Hell, Nier set it off the worst, that game literally treated my feels like a punching bag and that ******** me up good, and I still haven't fully recovered from that since. There are a lot of themes the game touches on that I'm still sensitive to, like love and loss.
I tell her I don't have feelings for her, at all. On many days, I don't, and the feeling of loss is of losing a best friend. Other days, I do, and while they are dwindling very quickly, there's still enough there to enhance my feelings of loss, this time as a grieving ex.
I hate the fact that I'm nothing to her but "her ex", that it's become my sole signifier, my title. I'm not James, I'm not a human, I'm just "the ex". "Oh, that's the ex. this is the ex. I still live with my ex." etc. .. like.. so ******** what.
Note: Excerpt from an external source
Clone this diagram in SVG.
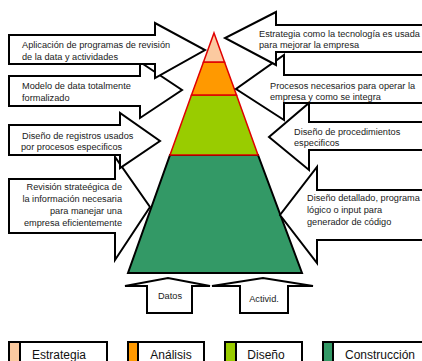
<svg xmlns="http://www.w3.org/2000/svg" width="422" height="361" viewBox="0 0 422 361">
  <style>
    .arrow { fill: #fff; stroke: #000; stroke-width: 2; stroke-linejoin: miter; }
    .band { stroke: #e00000; stroke-width: 1.5; stroke-linejoin: miter; }
    .base { stroke: #000; stroke-width: 2; stroke-linejoin: miter; }
    .lbl { font-family: "Liberation Sans", Arial, sans-serif; font-size: 9.2px; fill: #1a1a1a; }
    .leg { font-family: "Liberation Sans", Arial, sans-serif; font-size: 12px; fill: #111; text-anchor: middle; }
    .legbox { fill: #fff; stroke: #000; stroke-width: 2; }
    .sw { stroke: #000; stroke-width: 2; }
  </style>
  <rect width="422" height="361" fill="#fff"/>

  <!-- pyramid of levels -->
  <g id="pyramid">
    <polygon class="base" points="170,155 258,155 302,273 128,273" fill="#339966"/>
    <polygon class="band" points="191.5,95 236.5,95 258,155 170,155" fill="#99cc00"/>
    <polygon class="band" points="203.5,62 224.5,62 236.5,95 191.5,95" fill="#ff9900"/>
    <polygon class="band" points="214,33 224.5,62 203.5,62" fill="#fbcaa0"/>
  </g>

  <!-- callout arrows -->
  <g id="connectors">
    <g id="left-4">
      <polygon class="arrow" points="9,179 115,179 115,157 150,207 115,260 115,233 9,233"/>
      <text class="lbl" text-anchor="end" x="122" y="190">Revisión  strateégica de</text>
      <text class="lbl" text-anchor="end" x="122" y="202">la información necesaria</text>
      <text class="lbl" text-anchor="end" x="122" y="214">para manejar una</text>
      <text class="lbl" text-anchor="end" x="122" y="226">empresa eficientemente</text>
    </g>
    <g id="left-3">
      <polygon class="arrow" points="9,125 120,125 120,113 160,141 120,168 120,155 9,155"/>
      <text class="lbl" x="22" y="139">Diseño de registros usados</text>
      <text class="lbl" x="21" y="150">por procesos especificos</text>
    </g>
    <g id="left-2">
      <polygon class="arrow" points="9,76 140,76 140,62 182,90 140,118 140,106 9,106"/>
      <text class="lbl" x="22" y="89">Modelo de data totalmente</text>
      <text class="lbl" x="22" y="101">formalizado</text>
    </g>
    <g id="left-1">
      <polygon class="arrow" points="9,35 155,35 155,23 205,50 155,78 155,64 9,64"/>
      <text class="lbl" x="22" y="48">Aplicación de programas de revisión</text>
      <text class="lbl" x="22" y="60">de la data y  actividades</text>
    </g>

    <g id="right-4">
      <polygon class="arrow" points="424,190 317,190 317,167 280,215 317,263 317,240 424,240"/>
      <text class="lbl" x="307" y="201">Diseño detallado, programa</text>
      <text class="lbl" x="307" y="213">lógico o input para</text>
      <text class="lbl" x="307" y="225">generador de código</text>
    </g>
    <g id="right-3">
      <polygon class="arrow" points="424,122 309,122 309,103 269,137 309,170 309,150 424,150"/>
      <text class="lbl" x="294" y="135">Diseño de procedimientos</text>
      <text class="lbl" x="294" y="146">especificos</text>
    </g>
    <g id="right-2">
      <polygon class="arrow" points="424,75 284,75 284,55 236,89 284,120 284,103 424,103"/>
      <text class="lbl" x="270" y="89">Procesos necesarios para operar la</text>
      <text class="lbl" x="270" y="100">empresa y como se integra</text>
    </g>
    <g id="right-1">
      <polygon class="arrow" points="424,25 276,25 276,12 225,38 276,65 276,52 424,52"/>
      <text class="lbl" x="259" y="37">Estrategia como la tecnología es usada</text>
      <text class="lbl" x="259" y="48">para mejorar la empresa</text>
    </g>

    <g id="input-datos">
      <polygon class="arrow" points="147,313 147,286 125,286 168,278 210,286 192,286 192,313"/>
      <text class="lbl" text-anchor="middle" x="170" y="299">Datos</text>
    </g>
    <g id="input-activid">
      <polygon class="arrow" points="240,313 240,286 212,286 263,278 313,286 288,286 288,313"/>
      <text class="lbl" text-anchor="middle" x="264" y="302">Activid.</text>
    </g>
  </g>

  <!-- legend -->
  <g id="legend">
    <g id="leg-estrategia">
      <rect class="legbox" x="9" y="342" width="98" height="30"/>
      <rect class="sw" x="9" y="342" width="11" height="30" fill="#fbcaa0"/>
      <text class="leg" x="59" y="359">Estrategia</text>
    </g>
    <g id="leg-analisis">
      <rect class="legbox" x="128" y="342" width="76" height="30"/>
      <rect class="sw" x="128" y="342" width="10" height="30" fill="#ff9900"/>
      <text class="leg" x="171" y="359">Análisis</text>
    </g>
    <g id="leg-diseno">
      <rect class="legbox" x="225" y="342" width="77" height="30"/>
      <rect class="sw" x="225" y="342" width="11" height="30" fill="#99cc00"/>
      <text class="leg" x="266" y="359">Diseño</text>
    </g>
    <g id="leg-construccion">
      <rect class="legbox" x="323" y="342" width="110" height="30"/>
      <rect class="sw" x="323" y="342" width="10" height="30" fill="#339966"/>
      <text class="leg" x="380" y="359">Construcción</text>
    </g>
  </g>
</svg>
I have more value than my worth in a past relationship, that's why I never refer to her as my ex... I call her my roommate when I talk to people who don't know her, and I call her Chloe when I talk to people who do know her. They know we used to date, but I don't label her or talk s**t about her.
I'm just bummed. I'm so ******** bummed, and I don't care about anything. I don't care about my health, or mental health. I don't care about anything. Death is now a minor risk to me when it comes to considering things. I'd rather die than continue to exist, but I have no reason to actively try to kill myself (at the moment..) so if I die doing something, oh well, nothing of value was lost.
I'm just tired of existing. I'm tired of being a part of existance. I really wish I could stop. I wish I could hit a button and erase myself, I'd do it in an instant.